Dal punto di vista della parità e del rispetto. Emerge il dato significativo di come sia ancora presente un problema di discriminazione razziale che affligge soprattutto coloro che provengono dall’Africa e dall’America Latina. Aree di provenienza che restano relegate a condizioni di lavoro insoddisfacenti in rapporto alla dignità con salari medi orari netti spesso inferiore ai 5 euro l’ora. L’ultimo ambito quella della tutela e sicurezza evidenzia una bassa adesione a partecipare ai sindacati (solo il 14%); mentre nell’ambito previdenziale il 18% non sa nulla della propria posizione contributiva, mentre il 10% è sicuro che il datore di lavoro non ha mai versato contributi previdenziali.
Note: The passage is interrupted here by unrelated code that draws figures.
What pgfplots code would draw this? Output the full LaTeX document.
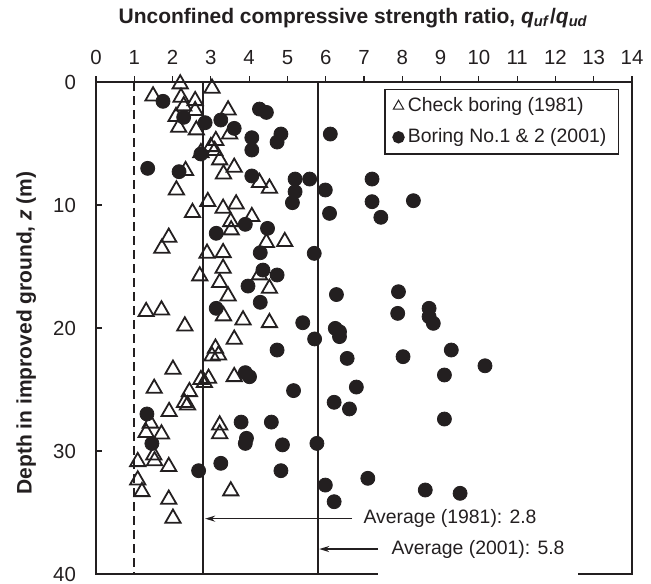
\documentclass[border=0pt]{standalone}
\usepackage{fontspec}
\setmainfont{Liberation Sans}
\usepackage{pgfplots}
\pgfplotsset{compat=1.18}
\usetikzlibrary{arrows.meta}
\definecolor{dk}{HTML}{231F20}
\newcommand{\fs}{\fontsize{9.7}{11.5}\selectfont}
\newcommand{\ft}{\fontsize{10.2}{12}\selectfont}
\newcommand{\fl}{\fontsize{10.5}{12.5}\selectfont}
\begin{document}
\begin{tikzpicture}
\begin{axis}[
  at={(0,0)}, anchor=south west,
  scale only axis, width=268pt, height=246pt,
  xmin=0, xmax=14, ymin=0, ymax=40,
  y dir=reverse,
  xtick={0,1,...,14}, ytick={0,10,20,30,40},
  xtick pos=right, xticklabel pos=right,
  ytick pos=left, yticklabel pos=left,
  xtick align=outside, ytick align=inside,
  major tick length=3pt,
  tick style={dk, line width=0.6pt},
  axis line style={dk, line width=0.9pt},
  /pgf/number format/assume math mode=true,
  ticklabel style={font=\ft, text=dk},
  xticklabel style={yshift=2pt},
  yticklabel style={xshift=-6.5pt},
  xlabel={\textbf{Unconfined compressive strength ratio, \textit{q}\textsubscript{\textit{uf}}/\textit{q}\textsubscript{\textit{ud}}}},
  xlabel style={at={(axis description cs:0.48,1.13)}, anchor=center, font=\fl, text=dk},
  ylabel={\textbf{Depth in improved ground, \textit{z} (m)}},
  ylabel style={at={(axis description cs:-0.13,0.49)}, anchor=center, rotate=0, font=\fl, text=dk},
  legend style={at={(axis description cs:0.976,0.986)}, anchor=north east,
    draw=dk, line width=0.8pt, font=\fs, text=dk,
    inner xsep=4pt, inner ysep=2pt, row sep=3pt,
    /tikz/every even column/.append style={column sep=1pt}},
  legend cell align=left,
]
\addplot[only marks, mark=triangle, mark size=4.4pt, draw=dk, line width=0.9pt,
  legend image code/.code={\draw[mark size=3pt, line width=0.5pt, draw=dk, mark=triangle] plot coordinates {(0pt,0pt)};}]
table {
x y
2.20 0.16
3.03 0.51
1.49 1.14
2.22 1.25
2.59 1.52
2.29 1.95
2.59 2.33
3.45 2.28
2.09 2.82
2.16 3.69
2.62 3.90
3.49 4.23
3.13 4.77
3.00 5.26
3.10 5.58
2.74 5.75
3.23 6.34
3.61 6.94
2.34 7.21
3.33 7.48
4.27 8.18
4.53 8.64
2.10 8.78
2.92 9.73
3.66 9.92
3.32 10.27
2.52 10.62
4.07 10.95
3.52 11.36
3.53 12.03
1.90 12.63
4.93 12.98
4.45 13.06
1.72 13.52
3.32 13.88
2.90 13.93
3.32 15.15
2.71 15.77
4.27 15.69
3.23 16.31
4.53 16.78
3.45 17.40
1.31 18.67
1.71 18.54
3.33 19.02
3.84 19.35
4.53 19.57
2.32 19.84
3.61 20.92
3.12 21.65
3.20 22.20
3.03 22.28
2.01 23.36
3.61 23.96
2.94 24.10
2.74 24.20
2.83 24.44
1.52 24.91
2.44 25.18
2.31 26.07
2.39 26.26
1.91 26.80
1.42 27.74
3.23 27.89
1.31 28.50
1.71 28.62
3.23 28.60
1.51 30.33
1.53 30.80
1.09 30.87
1.90 31.27
1.09 32.36
1.20 33.31
3.52 33.25
1.90 33.93
2.01 35.47
};
\addlegendentry{Check boring (1981)}
\addplot[only marks, mark=*, mark size=3.5pt, draw=dk, fill=dk,
  legend image code/.code={\draw[mark size=2.7pt, draw=dk, fill=dk, mark=*] plot coordinates {(0pt,0pt)};}]
table {
x y
1.75 1.57
4.27 2.20
4.45 2.47
2.29 2.87
3.26 3.09
2.85 3.31
3.61 3.77
6.12 4.23
4.83 4.23
4.07 4.53
4.73 4.88
4.07 5.53
2.74 5.85
1.35 7.02
2.17 7.29
4.07 7.64
5.20 7.89
5.58 7.89
7.21 7.89
5.20 8.92
5.99 8.78
7.21 9.73
8.29 9.65
5.13 9.81
6.10 10.68
7.44 11.00
3.90 11.57
4.48 11.90
3.14 12.30
4.29 13.88
5.70 13.93
4.36 15.29
4.73 15.69
3.97 16.59
6.28 17.28
7.90 17.05
4.29 17.91
3.14 18.40
8.70 18.40
7.88 18.81
8.70 19.08
8.81 19.62
5.40 19.57
6.25 20.03
6.36 20.30
6.36 20.70
5.71 20.89
4.73 21.79
9.28 21.79
8.02 22.33
6.56 22.47
3.90 23.63
4.01 23.96
9.10 23.82
10.16 23.07
6.80 24.80
5.16 25.09
6.22 26.04
6.62 26.58
1.33 26.99
9.10 27.40
3.79 27.65
4.58 27.65
3.93 28.97
3.90 29.38
4.87 29.50
5.77 29.38
1.46 29.39
3.26 31.00
2.68 31.60
4.83 31.60
5.99 32.77
7.10 32.22
8.60 33.17
9.51 33.44
6.22 34.12
};
\addlegendentry{Boring No.1 \& 2 (2001)}
\addplot[forget plot, dk, line width=1pt, dash pattern=on 4.5pt off 2.5pt] coordinates {(1,0) (1,40)};
\addplot[forget plot, dk, line width=1.1pt] coordinates {(2.8,0) (2.8,40)};
\addplot[forget plot, dk, line width=1.1pt] coordinates {(5.8,0) (5.8,40)};
\draw[dk, line width=0.8pt, -{Stealth[length=5pt, width=3pt]}] (axis cs:6.69,35.5) -- (axis cs:2.85,35.5);
\draw[dk, line width=0.8pt, -{Stealth[length=5pt, width=3pt]}] (axis cs:7.37,37.97) -- (axis cs:5.83,37.97);
\node[anchor=west, inner sep=0pt, font=\fs, text=dk] at (axis cs:6.98,35.5) {Average (1981): 2.8};
\node[anchor=west, inner sep=0pt, font=\fs, text=dk] at (axis cs:7.71,37.97) {Average (2001): 5.8};
\coordinate (g1) at (axis cs:7.37,40);
\coordinate (g2) at (axis cs:12.59,40);
\end{axis}
\draw[white, line width=2pt] (g1) -- (g2);
\pgfresetboundingbox
\useasboundingbox (-48pt,-4.5pt) rectangle (277.5pt,287pt);
\end{tikzpicture}
\end{document}
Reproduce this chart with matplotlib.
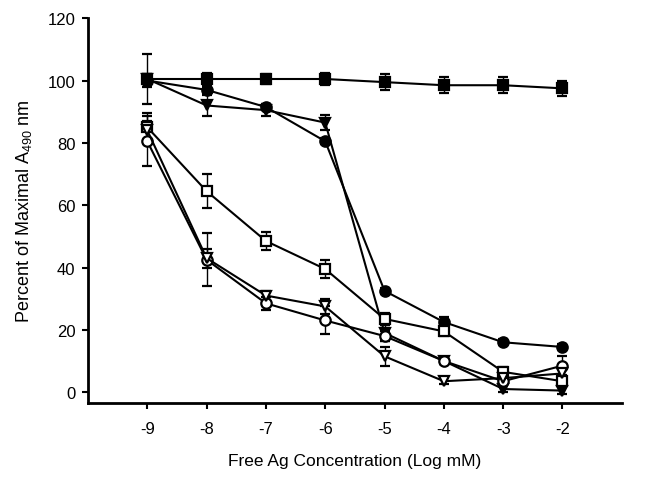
import numpy as np
import matplotlib
matplotlib.use("Agg")
import matplotlib.pyplot as plt

plt.rcParams['font.family'] = ['Liberation Sans', 'DejaVu Sans']
plt.rcParams['mathtext.default'] = 'regular'
plt.rcParams['axes.unicode_minus'] = False

# log concentration (mM)
x = [-9, -8, -7, -6, -5, -4, -3, -2]

# filled symbols
sq_f = [100.5, 100.5, 100.5, 100.5, 99.5, 98.5, 98.5, 97.5]
sq_f_err = [1.5, 2, 1.5, 2, 2.5, 2.5, 2.5, 2.5]
ci_f = [100.0, 97.0, 91.5, 80.5, 32.5, 22.5, 16.0, 14.5]
ci_f_err = [2, 1, 1, 1, 1, 1.5, 1, 1]
tr_f = [100.5, 92.0, 90.5, 86.5, 19.0, 10.0, 1.0, 0.5]
tr_f_err = [8, 3.5, 2, 2.5, 2.5, 1, 1, 1]

# open symbols
sq_o = [85.0, 64.5, 48.5, 39.5, 23.5, 19.5, 6.5, 3.5]
sq_o_err = [4.5, 5.5, 3, 3, 2, 1.5, 1.5, 1.5]
ci_o = [80.5, 42.5, 28.5, 23.0, 18.0, 10.0, 3.5, 8.5]
ci_o_err = [8, 8.5, 2, 4.5, 1.5, 1, 1, 3]
tr_o = [84.0, 43.0, 31.0, 27.5, 11.5, 3.5, 4.5, 6.0]
tr_o_err = [3, 3, 1.5, 2.5, 3, 1, 1, 1.5]

series = [
    (sq_f, sq_f_err, 's', 'black'),
    (ci_f, ci_f_err, 'o', 'black'),
    (tr_f, tr_f_err, 'v', 'black'),
    (sq_o, sq_o_err, 's', 'white'),
    (ci_o, ci_o_err, 'o', 'white'),
    (tr_o, tr_o_err, 'v', 'white'),
]

fig = plt.figure(figsize=(6.47, 4.81), dpi=100)
ax = fig.add_axes([0.136, 0.160, 0.825, 0.800])

for y, e, m, fc in series:
    ax.errorbar(x, y, yerr=e, color='black', marker=m, markerfacecolor=fc,
                markeredgecolor='black', markersize=7.5, markeredgewidth=1.6,
                linewidth=1.5, elinewidth=1, capsize=3.5, capthick=1)

ax.set_xlim(-10, -1)
ax.set_ylim(-3.5, 120)
ax.set_xticks(x)
ax.set_yticks(np.arange(0, 121, 20))
for s in ['top', 'right']:
    ax.spines[s].set_visible(False)
for s in ['left', 'bottom']:
    ax.spines[s].set_linewidth(2)
ax.tick_params(direction='out', length=4, width=1.5, labelsize=12)
ax.tick_params(axis='x', pad=9)
ax.tick_params(axis='y', pad=5)
ax.set_xlabel('Free Ag Concentration (Log mM)', fontsize=12.5, labelpad=12)
ax.set_ylabel('Percent of Maximal A$_{490}$ nm', fontsize=13, labelpad=10)

fig.savefig('out.png', dpi=100)
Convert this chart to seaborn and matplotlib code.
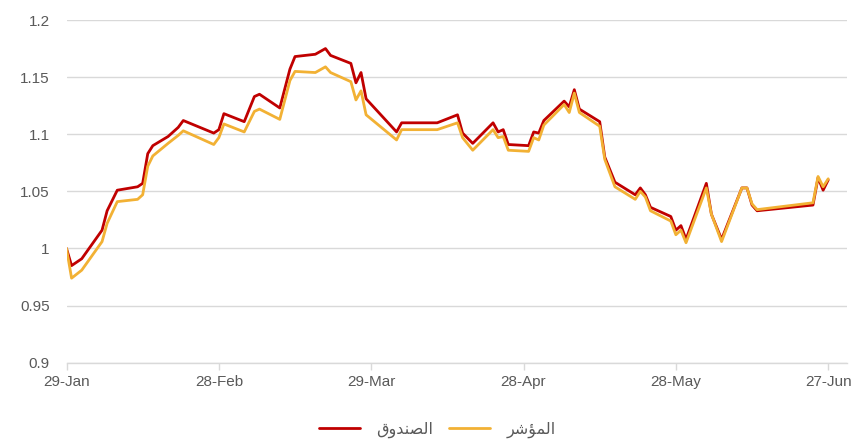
import matplotlib
matplotlib.use("Agg")
import matplotlib.pyplot as plt
import matplotlib.dates as mdates
from matplotlib.lines import Line2D
import pandas as pd
import seaborn as sns

# ---- data ----
dates = [
    "2024-01-29", "2024-01-30", "2024-02-01", "2024-02-05", "2024-02-06", "2024-02-08",
    "2024-02-12", "2024-02-13", "2024-02-14", "2024-02-15", "2024-02-18", "2024-02-20",
    "2024-02-21", "2024-02-27", "2024-02-28", "2024-02-29", "2024-03-04", "2024-03-06",
    "2024-03-07", "2024-03-11", "2024-03-13", "2024-03-14", "2024-03-18", "2024-03-20",
    "2024-03-21", "2024-03-25", "2024-03-26", "2024-03-27", "2024-03-28", "2024-04-03",
    "2024-04-04", "2024-04-11", "2024-04-15", "2024-04-16", "2024-04-18", "2024-04-22",
    "2024-04-23", "2024-04-24", "2024-04-25", "2024-04-29", "2024-04-30", "2024-05-01",
    "2024-05-02", "2024-05-06", "2024-05-07", "2024-05-08", "2024-05-09", "2024-05-13",
    "2024-05-14", "2024-05-16", "2024-05-20", "2024-05-21", "2024-05-22", "2024-05-23",
    "2024-05-27", "2024-05-28", "2024-05-29", "2024-05-30", "2024-06-03", "2024-06-04",
    "2024-06-06", "2024-06-10", "2024-06-11", "2024-06-12", "2024-06-13", "2024-06-24",
    "2024-06-25", "2024-06-26", "2024-06-27",
]
fund = [
    1.000, 0.985, 0.991, 1.016, 1.033, 1.051,
    1.054, 1.057, 1.083, 1.090, 1.098, 1.106,
    1.112, 1.101, 1.104, 1.118, 1.111, 1.133,
    1.135, 1.123, 1.157, 1.168, 1.170, 1.175,
    1.169, 1.162, 1.145, 1.154, 1.131, 1.102,
    1.110, 1.110, 1.117, 1.101, 1.092, 1.110,
    1.102, 1.104, 1.091, 1.090, 1.102, 1.101,
    1.112, 1.129, 1.124, 1.139, 1.122, 1.111,
    1.080, 1.058, 1.047, 1.053, 1.047, 1.036,
    1.028, 1.016, 1.020, 1.008, 1.057, 1.030,
    1.008, 1.053, 1.053, 1.038, 1.033, 1.038,
    1.062, 1.051, 1.060,
]
index = [
    1.000, 0.974, 0.981, 1.006, 1.022, 1.041,
    1.043, 1.047, 1.072, 1.081, 1.092, 1.099,
    1.103, 1.091, 1.097, 1.109, 1.102, 1.120,
    1.122, 1.113, 1.147, 1.155, 1.154, 1.159,
    1.154, 1.146, 1.130, 1.138, 1.117, 1.095,
    1.104, 1.104, 1.110, 1.097, 1.086, 1.104,
    1.097, 1.098, 1.086, 1.085, 1.097, 1.095,
    1.108, 1.126, 1.119, 1.136, 1.119, 1.107,
    1.078, 1.054, 1.043, 1.050, 1.045, 1.033,
    1.024, 1.012, 1.016, 1.005, 1.053, 1.030,
    1.006, 1.053, 1.053, 1.039, 1.034, 1.040,
    1.063, 1.054, 1.061,
]
tick_dates = ["2024-01-29", "2024-02-28", "2024-03-29", "2024-04-28", "2024-05-28", "2024-06-27"]
y_ticks = [0.9, 0.95, 1.0, 1.05, 1.1, 1.15, 1.2]
y_tick_labels = ["0.9", "0.95", "1", "1.05", "1.1", "1.15", "1.2"]

# Arabic series names (logical text) and their shaped visual forms for rendering
fund_name = "الصندوق"
index_name = "المؤشر"
fund_label = "\uFED5\uFEED\uFEAA\uFEE8\uFEBC\uFEDF\uFE8D"   # shaped الصندوق
index_label = "\uFEAE\uFEB7\uFE86\uFEE4\uFEDF\uFE8D"        # shaped المؤشر

fund_color = "#C00000"
index_color = "#F2B134"
grey_text = "#595959"
grid_color = "#D9D9D9"

# ---- build table ----
d = pd.to_datetime(dates)
df = pd.concat([
    pd.DataFrame({"date": d, "value": fund, "series": fund_name}),
    pd.DataFrame({"date": d, "value": index, "series": index_name}),
], ignore_index=True)

sns.set_theme(style="white")
plt.rcParams["font.family"] = ["Liberation Sans Narrow", "Liberation Sans", "DejaVu Sans"]

fig = plt.figure(figsize=(8.54, 4.42), dpi=100)
ax = fig.add_axes([66.5 / 854, 1 - 362.7 / 442, (847 - 66.5) / 854, (362.7 - 20) / 442])

sns.lineplot(data=df, x="date", y="value", hue="series",
             hue_order=[fund_name, index_name],
             palette={fund_name: fund_color, index_name: index_color},
             linewidth=2.0, legend=False, ax=ax, estimator=None, sort=False)

x0 = pd.Timestamp("2024-01-29")
ax.set_xlim(mdates.date2num(x0), mdates.date2num(x0 + pd.Timedelta(days=153.7)))
ax.set_ylim(0.9, 1.2)

ax.set_yticks(y_ticks)
ax.set_yticklabels(y_tick_labels)
ax.set_xticks(pd.to_datetime(tick_dates))
ax.xaxis.set_major_formatter(mdates.DateFormatter("%d-%b"))

ax.yaxis.grid(True, color=grid_color, linewidth=1.0)
ax.xaxis.grid(False)
ax.set_axisbelow(True)
for s in ["top", "right", "left"]:
    ax.spines[s].set_visible(False)
ax.spines["bottom"].set_color(grid_color)
ax.spines["bottom"].set_linewidth(1.0)

ax.tick_params(axis="y", length=0, pad=12, labelsize=11, labelcolor=grey_text)
ax.tick_params(axis="x", length=5, width=1.0, color=grid_color, direction="out",
               pad=4, labelsize=11, labelcolor=grey_text, bottom=True)
ax.set_xlabel("")
ax.set_ylabel("")

handles = [Line2D([0], [0], color=fund_color, lw=2.0),
           Line2D([0], [0], color=index_color, lw=2.0)]
leg = fig.legend(handles, [fund_label, index_label], loc="center",
                 bbox_to_anchor=(437 / 854, 1 - 430 / 442), ncol=2, frameon=False,
                 handlelength=2.6, handletextpad=1.0, columnspacing=1.0,
                 prop={"family": ["DejaVu Sans"], "size": 11.5})
for t in leg.get_texts():
    t.set_color(grey_text)

fig.savefig("out.png", dpi=100)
Per concludere dalla ricerca emerge come il contratto tipico, quello a tempo indeterminato (il 50,9% del campione ha un contratto a tempo indeterminato), sia lo strumento migliore, ma non sufficiente, ad assicurare una condizione di dignità, mentre con altre forme contrattuali (contratti in somministrazione, a chiamata, soci in cooperative) la situazione si presenta compromessa. L’occupazione dei lavoratori stranieri a Roma riguarda soprattutto piccole e medie imprese, all’interno delle quali non è prevista una rappresentanza sindacale, e dove è anche difficile e costoso esercitare controlli; per tale ragione è necessario favorire per i migranti che lavorano percorsi di tutela e legalità più accessibili ed efficaci.